Le 01/09/2015 15:59, marcin.krotkiewski a écrit :
> Dear Rolf and Brice,
>
> Thank you very much for your help. I have now moved the 'dubious' IB
> card from Slot 1 to Slot 5. It is now reported by hwloc as bound to a
> separate NUMA node. In this case OpenMPI works as could be expected:
>
>  - NUMA nodes that 'own' a card decide to use only that card (the
> other card is too far away)
>  - NUMA nodes that have no card decide to use both cards and both
> ports of each card, because they are equally far away
>
> I do not have practical experience with this, so I am not sure whether
> this is the best performing behavior, but I guess it does look reasonable.
>
> Another question is, how should OpenMPI deal with the hw configuration
> that originally caused problems. Now it is assumed that the distance
> to the 'dubious' card is 0 (close to everybody) and the other,
> 'correctly' inserted card is never used. Maybe it would be better to
> assing the maximum distance/latency instead of 0? It seems that in
> this scenario the system (at least my hw configuration) would
> effectively behave exactly as described above: 2 NUMA nodes use 1
> card, the other 2 use both cards. And in either case it would at least
> not eliminate the other card(s) from being used.

My feeling is: don't bother. I think all Intel processors now have their
PCI controllers inside sockets, AMD PCI controllers are connected to a
single NUMA node, same for Power8. So you're not supposed to get such
'dubious' cards anymore.

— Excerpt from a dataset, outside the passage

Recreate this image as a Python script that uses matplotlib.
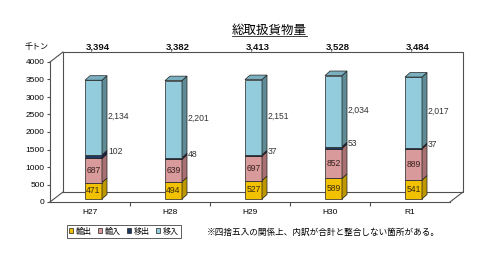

If the BIOS is buggy, we have hwloc environment
variables to workaround it.

Now, how do you detect the issue ? I wonder if hwloc should autofix
them, or at least issue a warning. We already do that in some cases for
E5v3. We could just warn whenever "sandy-bridge or later" reports
PCI-locality larger than a single NUMA nodes. However, the warning will
quite common given how buggy the BIOS are.